The current check_two_equal may not able to check the NaN case. We can improve it by using std::isnan.

When the following incorrect SIMD implementation runs on M1 environment, the test still passes. The cause of this issue is that diff becomes NaN and the final check won't detect NaN case.

The fix is to add a check for NaN.

Here is an incorrect implementation of simd_programming; however, it passes the current test.

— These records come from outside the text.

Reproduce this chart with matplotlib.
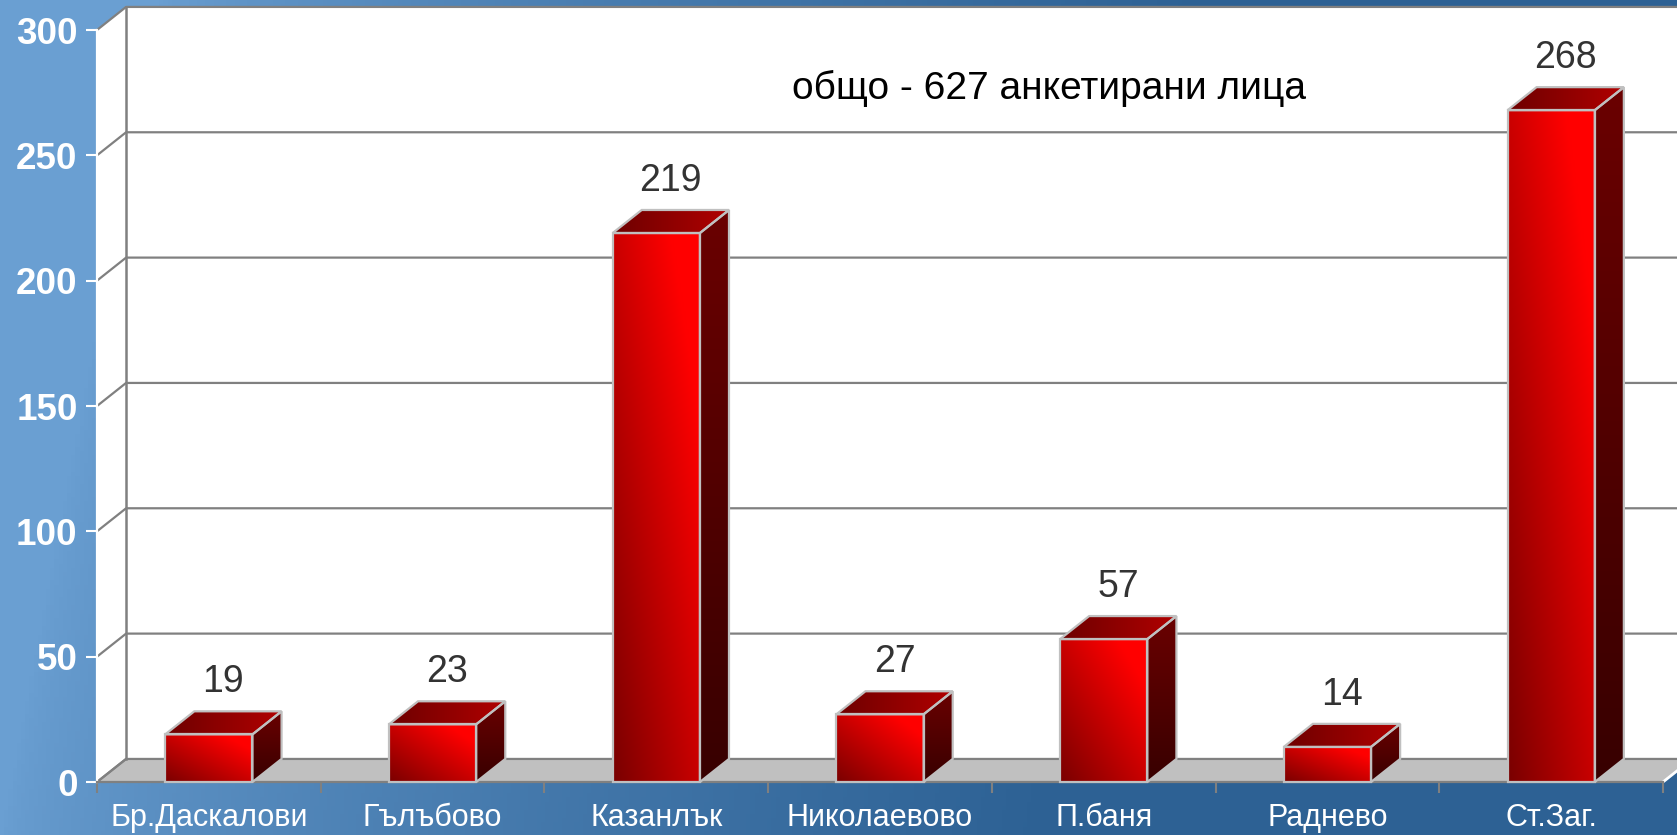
import numpy as np
import matplotlib.pyplot as plt
from matplotlib.patches import Polygon
from matplotlib.colors import to_rgb

plt.rcParams['font.family'] = ['Liberation Sans', 'DejaVu Sans']

cities = ["Бр.Даскалови", "Гълъбово", "Казанлък", "Николаевово", "П.баня", "Раднево", "Ст.Заг."]
counts = [19, 23, 219, 27, 57, 14, 268]
yticks = [0, 50, 100, 150, 200, 250, 300]
note = "общо - 627 анкетирани лица"

# fake 3d depth in data units
DX = 0.13
DY = 9.2
BAR_W = 0.39
EDGE = '#c0c0c0'
GRID = '#808080'

fig = plt.figure(figsize=(16.77, 8.35), dpi=100)

# blue backdrop
bg = fig.add_axes([0, 0, 1, 1], zorder=-5)
xx, yy = np.meshgrid(np.linspace(0, 1, 400), np.linspace(0, 1, 200))
t = np.clip(xx * 1.6 - 0.15 * yy, 0, 1) ** 0.7
c0 = np.array(to_rgb('#6a9fd2'))
c1 = np.array(to_rgb('#2d6194'))
img = c0[None, None, :] * (1 - t[..., None]) + c1[None, None, :] * t[..., None]
bg.imshow(img, extent=[0, 1, 0, 1], aspect='auto', origin='lower')
bg.axis('off')

ax = fig.add_axes([97 / 1677, 53 / 835, 1566 / 1677, 752 / 835])
ax.set_facecolor('none')
n = len(cities)
x = np.arange(n)


def grad_fill(verts, ca, cb, wx, wy, z):
    poly = Polygon(verts, closed=True, facecolor='none', edgecolor=EDGE,
                   lw=1.6, zorder=z + 0.1, clip_on=False)
    ax.add_patch(poly)
    xs = [p[0] for p in verts]
    ys = [p[1] for p in verts]
    gx, gy = np.meshgrid(np.linspace(0, 1, 60), np.linspace(0, 1, 60))
    tt = np.clip(wx * gx + wy * gy, 0, 1)
    a = np.array(to_rgb(ca))
    b = np.array(to_rgb(cb))
    arr = a[None, None, :] * (1 - tt[..., None]) + b[None, None, :] * tt[..., None]
    im = ax.imshow(arr, extent=[min(xs), max(xs), min(ys), max(ys)], origin='lower',
                   aspect='auto', zorder=z, interpolation='bilinear')
    im.set_clip_path(poly)


x0 = -0.5
x1 = n - 0.5
ytop = yticks[-1]

# walls and floor
ax.add_patch(Polygon([(x0 + DX, DY), (x1 + 1, DY), (x1 + 1, ytop + DY), (x0 + DX, ytop + DY)],
                     facecolor='white', edgecolor='none', zorder=0.2, clip_on=False))
ax.add_patch(Polygon([(x0, 0), (x0, ytop), (x0 + DX, ytop + DY), (x0 + DX, DY)],
                     facecolor='white', edgecolor='none', zorder=0.2, clip_on=False))
for v in yticks:
    ax.plot([x0, x0 + DX, x1 + 1], [v, v + DY, v + DY], color=GRID, lw=1.6,
            zorder=0.4, clip_on=False, solid_capstyle='butt')
ax.plot([x0 + DX, x0 + DX], [DY, ytop + DY], color=GRID, lw=1.8, zorder=0.4, clip_on=False)
ax.add_patch(Polygon([(x0, 0), (x1, 0), (x1 + DX, DY), (x0 + DX, DY)],
                     facecolor='#c0c0c0', edgecolor='none', zorder=0.3, clip_on=False))
ax.plot([x0, x0 + DX], [0, DY], color=GRID, lw=1.6, zorder=0.5, clip_on=False)
ax.plot([x1, x1 + DX], [0, DY], color='white', lw=2, zorder=0.5, clip_on=False)

# bars
for i, v in enumerate(counts):
    l = x[i] - BAR_W / 2
    r = x[i] + BAR_W / 2
    grad_fill([(l, 0), (r, 0), (r, v), (l, v)], '#7a0000', '#ff0000', 0.6, 0.6, 3)
    grad_fill([(l, v), (r, v), (r + DX, v + DY), (l + DX, v + DY)], '#6e0000', '#b80000', 0.9, 0.0, 3)
    grad_fill([(r, 0), (r + DX, DY), (r + DX, v + DY), (r, v)], '#380000', '#6a0000', 0.0, 1.0, 3)
    ax.annotate(str(v), (x[i] + DX / 2, v + DY), xytext=(0, 8), textcoords='offset points',
                ha='center', va='bottom', fontsize=27, color='#333333', zorder=6)

ax.text(3.756, 276.8, note, ha='center', va='center', fontsize=28, color='black', zorder=6)

ax.set_xlim(x0, x1)
ax.set_ylim(0, ytop)
for s in ['top', 'right']:
    ax.spines[s].set_visible(False)
ax.spines['left'].set_color('white')
ax.spines['left'].set_linewidth(1.6)
ax.spines['bottom'].set_color(GRID)
ax.spines['bottom'].set_linewidth(1.6)

ax.set_yticks(yticks)
ax.tick_params(axis='y', colors='white', length=8, width=1.5, pad=6, labelsize=26.5)
for lab in ax.get_yticklabels():
    lab.set_fontweight('bold')
ax.set_xticks(x)
ax.set_xticklabels(cities)
ax.set_xticks(np.arange(n + 1) - 0.5, minor=True)
ax.tick_params(axis='x', which='major', length=0, pad=15, labelsize=22, labelcolor='white')
ax.tick_params(axis='x', which='minor', length=8, width=1.5, color=GRID)

fig.savefig('out.png', dpi=100)
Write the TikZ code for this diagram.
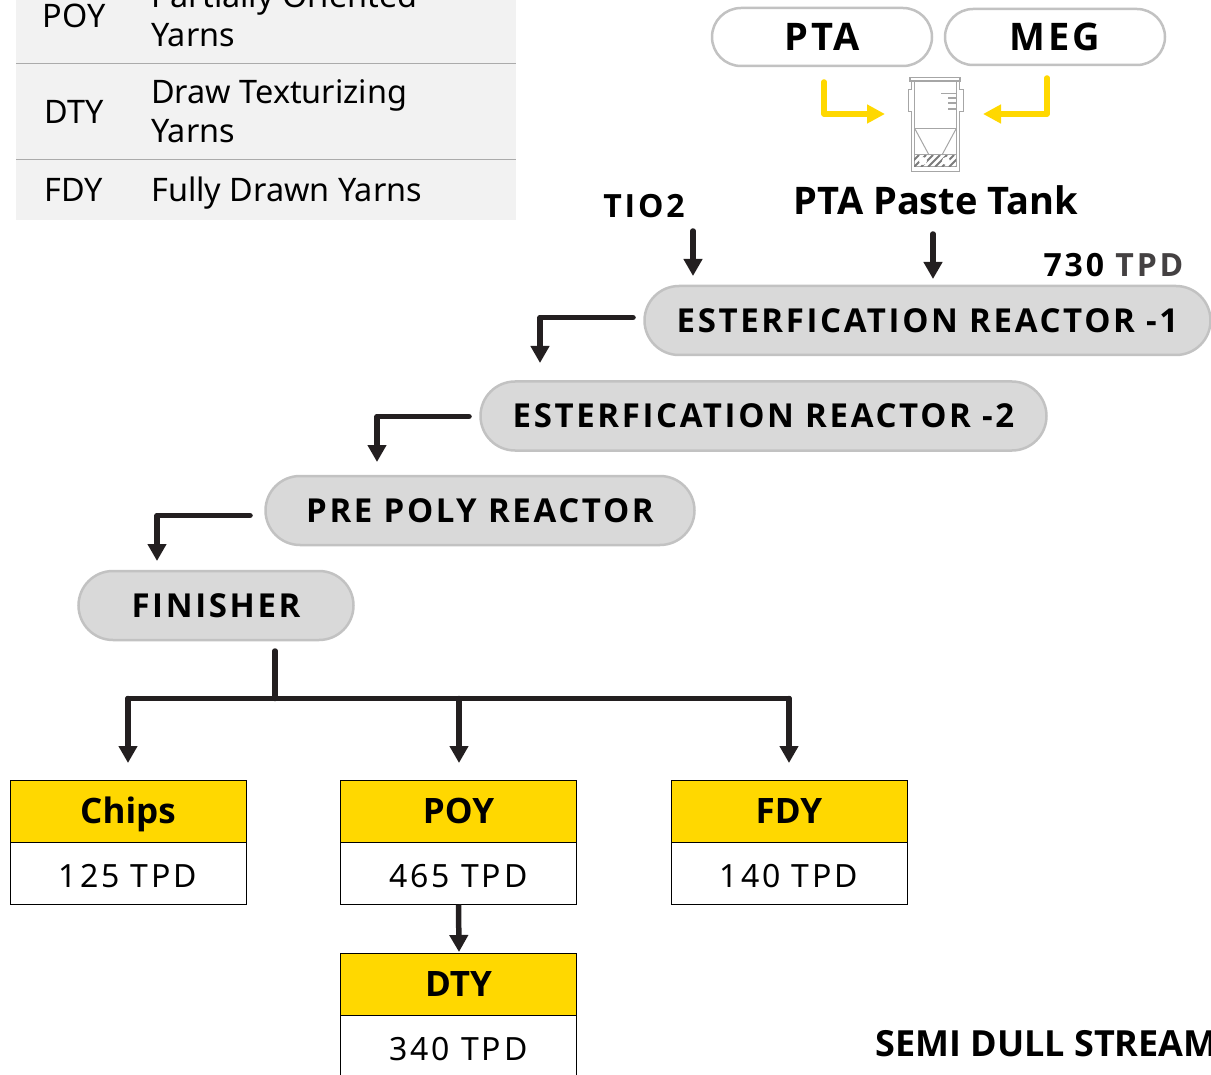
\documentclass[tikz,border=0pt]{standalone}
\usepackage{fontspec}
\usepackage{xcolor}
\usetikzlibrary{
    arrows.meta,
    shapes.misc,
    calc
}
\setmainfont{Noto Sans}
\newfontfamily\ratefont[LetterSpace=9]{Noto Sans}
\newfontfamily\boldfont{Open Sans}[BoldFont={Open Sans Bold}]
\newfontfamily\spacedfont{Open Sans}[LetterSpace=8,BoldFont={Open Sans Bold}]
\newfontfamily\widefont{Open Sans}[LetterSpace=9,BoldFont={Open Sans Bold}]
\definecolor{pillfill}{HTML}{D9D9D9}
\definecolor{pillline}{HTML}{C2C2C2}
\definecolor{flowblack}{HTML}{231F20}
\definecolor{flowyellow}{HTML}{FFD800}
\definecolor{tablefill}{HTML}{F2F2F2}
\definecolor{tableline}{HTML}{ABABAB}
\definecolor{tankline}{HTML}{A6A6A6}
\tikzset{
    pill/.style={rounded rectangle, draw=pillline, line width=2.5pt, fill=pillfill, inner sep=0pt,
        text=black, font=\fontsize{33}{33}\spacedfont\bfseries},
    feed/.style={pill, fill=white, font=\fontsize{38}{38}\spacedfont\bfseries},
    headbox/.style={draw=black, line width=1pt, fill=flowyellow, minimum width=236pt, minimum height=62pt,
        inner sep=0pt, text height=25pt, text depth=0pt, font=\fontsize{35}{35}\boldfont\bfseries},
    ratebox/.style={draw=black, line width=1pt, fill=white, minimum width=236pt, minimum height=62pt,
        inner sep=0pt, text height=29pt, text depth=0pt, font=\fontsize{32}{32}\ratefont},
    cell/.style={inner sep=0pt, anchor=base west, font=\fontsize{32.4}{32.4}\selectfont},
    abbr/.style={inner sep=0pt, font=\fontsize{32.4}{32.4}\selectfont},
    flow/.style={draw=flowblack, line width=5.5pt, line cap=round, line join=round,
        -{Triangle[length=17pt,width=18pt]}},
    trunk/.style={draw=flowblack, line width=5.5pt, line cap=round, line join=round},
    feedflow/.style={draw=flowyellow, line width=5.5pt, line cap=round, line join=round,
        -{Triangle[length=18pt,width=18pt]}},
    tank/.style={draw=tankline, line width=1pt}
}

\begin{document}
\begin{tikzpicture}[x=1pt, y=-1pt]
    \useasboundingbox (0, 0) rectangle (1211, 1075);
    \clip (0, 0) rectangle (1211, 1075);

    % table
    \fill[tablefill] (16, 0) rectangle (516, 220);
    \draw[tableline, line width=1.2pt] (16, 63.5) -- (516, 63.5);
    \draw[tableline, line width=1.2pt] (16, 159.5) -- (516, 159.5);
    \node[abbr] (abbrpoy) at (74, 16) {POY};
    \node[abbr] (abbrdty) at (74, 112) {DTY};
    \node[abbr] (abbrfdy) at (74, 190) {FDY};
    \node[cell] (namepoya) at (151, 8) {Partially Oriented};
    \node[cell] (namepoyb) at (151, 47) {Yarns};
    \node[cell] (namedtya) at (151, 104) {Draw Texturizing};
    \node[cell] (namedtyb) at (151, 143) {Yarns};
    \node[cell] (namefdy) at (151, 202) {Fully Drawn Yarns};

    % feeds
    \node[feed, minimum width=220pt, minimum height=58pt] (pta) at (822, 37) {PTA};
    \node[feed, minimum width=220pt, minimum height=56pt] (meg) at (1055, 37) {MEG};

    % tank
    \draw[tank, line width=1.5pt] (910, 81) -- (910, 77.5) -- (960, 77.5) -- (960, 81) -- cycle;
    \draw[tank] (911, 81) -- (911, 90) -- (908, 90) -- (908, 112) -- (911, 112) -- (911, 172) -- (959, 172)
        -- (959, 112) -- (963, 112) -- (963, 90) -- (959, 90) -- (959, 81);
    \draw[tank] (914, 81) -- (914, 167) -- (956, 167) -- (956, 81);
    \draw[tank] (914, 129) -- (956, 129);
    \draw[tank] (915, 129) -- (929, 155);
    \draw[tank] (956, 129) -- (942, 155);
    \begin{scope}
        \clip (914, 155) rectangle (956, 167);
        \foreach \hx in {900, 907, ..., 956}
            \draw[tankline!75!black, line width=2pt] (\hx, 167) -- (\hx + 12, 155);
    \end{scope}
    \draw[tank] (914, 155) -- (956, 155);
    \fill[white] (923, 161) circle (4);
    \fill[white] (946, 161) circle (4);
    \foreach \ty/\tx in {93.5/941, 98/948, 103/948, 109/948}
        \draw[tank, line width=1.5pt] (\tx, \ty) -- (956, \ty);

    % yellow feeds
    \coordinate (ptaout) at (824, 82);
    \coordinate (tankleft) at (885, 114);
    \coordinate (megout) at (1047, 78);
    \coordinate (tankright) at (983, 114);
    \draw[feedflow] (ptaout) |- (tankleft);
    \draw[feedflow] (megout) |- (tankright);

    % labels
    \node[inner sep=0pt, font=\fontsize{32}{32}\widefont\bfseries] (tio) at (644, 206) {TIO2};
    \node[inner sep=0pt, font=\fontsize{38}{38}\boldfont\bfseries] (paste) at (936, 200) {PTA Paste Tank};
    \node[inner sep=0pt, font=\fontsize{32}{32}\widefont\bfseries] (rate) at (1113.5, 265) {730 \textcolor{flowblack!85}{TPD}};

    % reactors
    \node[pill, minimum width=566pt, minimum height=69pt] (estera) at (927.5, 320.5) {ESTERFICATION REACTOR -1};
    \node[pill, minimum width=566pt, minimum height=69pt] (esterb) at (763.5, 416) {ESTERFICATION REACTOR -2};
    \node[pill, minimum width=429pt, minimum height=69pt] (prepoly) at (480, 510.5) {PRE POLY REACTOR};
    \node[pill, minimum width=275pt, minimum height=69pt] (finisher) at (216, 605.5) {FINISHER};

    \coordinate (tioout) at (693, 231);
    \coordinate (tioin) at (693, 276);
    \coordinate (pasteout) at (933, 234);
    \coordinate (pastein) at (933, 279);
    \draw[flow] (tioout) -- (tioin);
    \draw[flow] (pasteout) -- (pastein);

    \coordinate (esteraout) at (633, 317.5);
    \coordinate (esterbin) at (540, 363);
    \coordinate (esterbout) at (469, 416.5);
    \coordinate (prepolyin) at (377, 462);
    \coordinate (prepolyout) at (250, 515.5);
    \coordinate (finisherin) at (157, 561);
    \draw[flow] (esteraout) -| (esterbin);
    \draw[flow] (esterbout) -| (prepolyin);
    \draw[flow] (prepolyout) -| (finisherin);

    % products
    \node[headbox] (chips) at (128, 811) {Chips};
    \node[ratebox] (chipsrate) at (128, 873) {125 TPD};
    \node[headbox] (poy) at (458.5, 811) {POY};
    \node[ratebox] (poyrate) at (458.5, 873) {465 TPD};
    \node[headbox] (fdy) at (789, 811) {FDY};
    \node[ratebox] (fdyrate) at (789, 873) {140 TPD};
    \node[headbox] (dty) at (458.5, 984) {DTY};
    \node[ratebox] (dtyrate) at (458.5, 1046) {340 TPD};

    \coordinate (finout) at (275, 651);
    \coordinate (split) at (275, 698.5);
    \coordinate (splita) at (128, 698.5);
    \coordinate (splitb) at (459, 698.5);
    \coordinate (splitc) at (789, 698.5);
    \coordinate (chipsin) at (128, 763);
    \coordinate (poyin) at (459, 763);
    \coordinate (fdyin) at (789, 763);
    \coordinate (dtyin) at (459, 952);
    \draw[trunk] (finout) -- (split);
    \draw[trunk] (splita) -- (splitc);
    \draw[flow] (splita) -- (chipsin);
    \draw[flow] (splitb) -- (poyin);
    \draw[flow] (splitc) -- (fdyin);
    \draw[flow, line cap=butt] (poyrate.south) -- (dtyin);

    \node[inner sep=0pt, anchor=base west, font=\fontsize{36}{36}\boldfont\bfseries] (stream) at (875, 1056) {SEMI DULL STREAM};
\end{tikzpicture}
\end{document}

-------- Sanity check of simd_programming implementation: Passed! --------
Section, Total time(ms), Average time(ms), Count, GOPs
simd_programming, 1082.963989, 108.295998, 10, 2.420616

            for (int q = 0; q < num_block; q++) {
                // load 32x4bit (16 bytes) weight
                const uint8x16_t w0 = vld1q_u8(w_start);
                w_start += 16;

                /*
                   We will accelerate the program using ARM Intrinsics. You can check the documentation of operations
                   at: https://developer.arm.com/architectures/instruction-sets/intrinsics
                */
                // TODO: decode the lower and upper half of the weights as int8x16_t
                // Hint:
                // (1) use `vandq_u8` with the mask_low4bit to get the lower half
                // (2) use `vshrq_n_u8` to right shift 4 bits and get the upper half
                // (3) use `vreinterpretq_s8_u8` to interpret the  vector as int8
                // lowbit mask
                const uint8x16_t mask_low4bit = vdupq_n_u8(0xf);

                // ADD correct code here

                // TODO: apply zero_point to weights and convert the range from (0, 15) to (-8, 7)
                // Hint: using `vsubq_s8` to the lower-half and upper-half vectors of weights
                const int8x16_t offsets = vdupq_n_s8(8);

                // ADD correct code here

                // load 32 8-bit activation
                const int8x16_t a0 = vld1q_s8(a_start);
                const int8x16_t a1 = vld1q_s8(a_start + 16);
                a_start += 32;

                // TODO: perform dot product and store the result into the intermediate sum, int_sum0
                // Hint: use `vdotq_s32` to compute sumv0 = a0 * lower-half weights + a1 * upper-half weights
                // int32x4 vector to store intermediate sum
                int32x4_t int_sum0;

                // HERE is an incorrect implementation of the code
                int_sum0 = vdupq_n_s32(0);

                sumv0 = vdotq_s32(int_sum0, w0_low, a0);
                sumv0 = vdotq_s32(int_sum0, w0_high, a1);

                float s_0 = *s_a++ * *s_w++;
                sumv0 = vmlaq_n_f32(sumv0, vcvtq_f32_s32(int_sum0), s_0);
            }
            C->data_ptr[row * n + col] = vaddvq_f32(sumv0);

[insop]

PTAL, @meenchen , @RaymondWang0. Thank you.